La musique de Taro Iwashiro contribue à son tour au côté noir et dramatique du film de Yoichi Sai. Le compositeur japonais est passé maître dans la mise en musique de drames asiatiques, lui qui avait écrit précédemment la très belle partition pour l’inoubliable ‘Memories of Murder’ (2003). Pour ‘Blood and Bones’, Iwashiro a opté pour une approche intimiste, lente et élégiaque, prenant le contre-pieds total de l’univers violent et oppressant du film. A la brutalité du personnage de Kitano le compositeur répond par une musique belle, mélancolique et lente, construite autour d’un adagio élégiaque pour cordes qu’il développe tout au long du film. Le thème de ‘Adagio Elegiaco’ est exposé en ouverture de l’album dans une série de morceaux de concert arrangés spécialement par le compositeur pour former une mini suite qui s’écoute hors du film, et qui se distingue par son classicisme d’écriture et son lyrisme poignant. Iwashiro utilise ici un violon soliste accompagné par un orchestre à cordes dans un style très classique d’esprit. Il associe le thème du ‘Adagio Elegiaco’ au personnage de Kitano tout au long du film. La seconde partie, ‘Andante Con Amore’ est une autre pièce pour violon et cordes dans un style toujours très classique et lyrique, avec une mélancolie à fleur de peau, un raffinement rare et particulièrement subtil (on est proche par moment d’un Massenet ou d’un Mahler). ‘Lento Molto Pesante’ renoue quand à lui avec les grands Adagio romantiques du 19ème siècle, toujours avec la présence du violon soliste et des cordes. Le thème de ‘Adagio Molto Cantabile’ est utilisé quand à lui dans le film, associé aux tourments que subissent les proches de Kim et les mauvais traitements qu’il afflige régulièrement aux membres de sa famille. Une fois encore, à la violence du film Iwashiro préfère répondre par une douceur mélancolique qui permet de prendre du recul par rapport au côté âpre (gratuit?) et sans concession des images. A ce sujet, le thème d’Adagio Molto Cantabile’ est sans aucun doute l’un des plus beaux thèmes de film écrit par le compositeur japonais. A noter que l'album contient une piste secrète située après la piste 8, et qui n'est autre qu'une magnifique variation de la piste 4 dans une version inédite pour voix féminine, violoncelle et guitare.

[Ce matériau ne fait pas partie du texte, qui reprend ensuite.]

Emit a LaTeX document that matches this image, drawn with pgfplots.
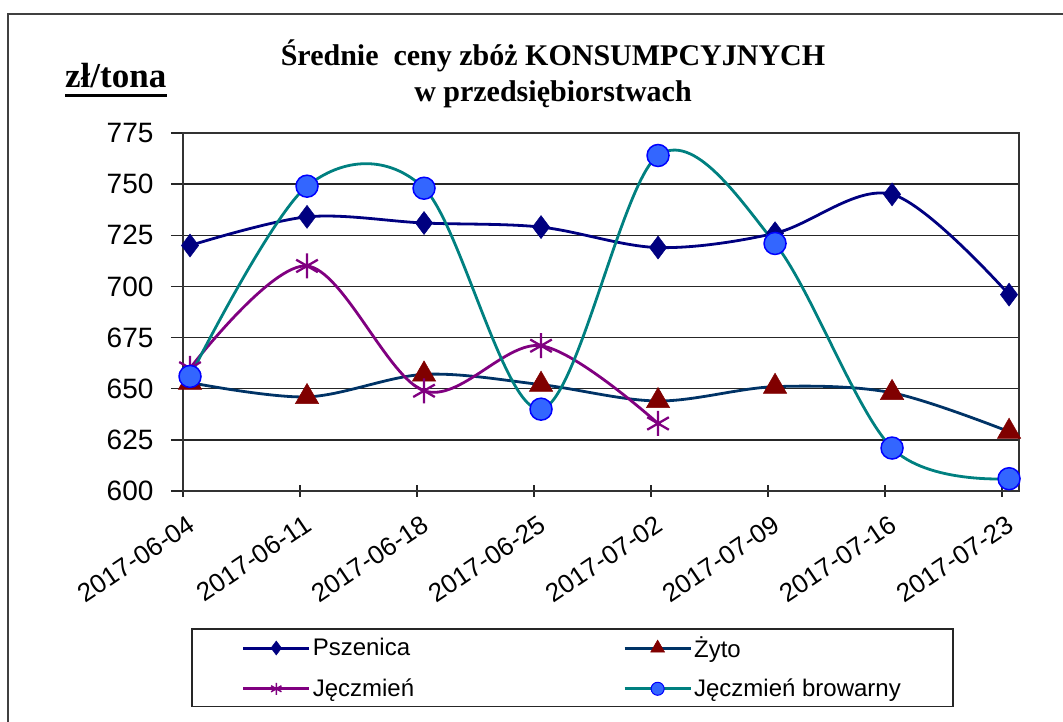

La seconde partie de l’album correspond aux arrangements musicaux tels qu’ils sont entendus dans le film. Ainsi, ‘Life and Death’ accompagne les moments les plus sombres du film reprenant le thème de ‘Adagio Molto Cantabile’, thème repris dans ‘To The Far East Island’ et qui évoque le personnage de Kim Joon-pyong avec une première partie faisant intervenir un chant coréen traditionnel en arrière-fond sonore comme pour rappeler les origines de Kim. ‘View of Family’ évoque le destin de la famille de Kim avec un côté par moment plus doux et apaisé, même si le sentiment de tristesse reste toujours présent. Le morceau se veut là aussi comme une parfaite réflexion sur les conséquences tragiques de la violence et du déchirement entre les êtres d’une même famille entraînés dans une spirale infernale. Le thème de ‘Adagio Molto Cantabile’ évoque plus intensément la descente aux enfers tragiques de la famille dans ‘Until Dying Day’ et la chute de Kim qui, au bout de 60 ans, devient vieux, sénile mais toujours aussi rempli de haine et de mépris pour tout ceux qui l’entourent. Dommage cependant qu’au bout de 50 minutes, la musique devienne monotone et ennuyeuse. On a effectivement l’impression d’entendre systématiquement le même thème sans variations particulières, en tout cas rien qui permette à l’auditeur de rebondir dessus. Si l’utilisation de la musique dans le film est tout à fait remarquable (elle est utilisée avec parcimonie et délicatesse, sans jamais prendre le pas sur les images), on risquera fort d’être moins enthousiaste à l’écoute de la musique sur l’album, qui, bien qu’indéniablement belle et remplie d’une émotion subtile et raffinée, devient assez lassante et supporte mal la longueur. Peu importe, le compositeur remplit néanmoins le cahier des charges et nous offre une magnifique oeuvre pour violon et cordes dans un style classique particulièrement lyrique et poignant. Sans aucun doute l’une des plus belles BO que Taro Iwashiro ait écrit à ce jour pour un film asiatique!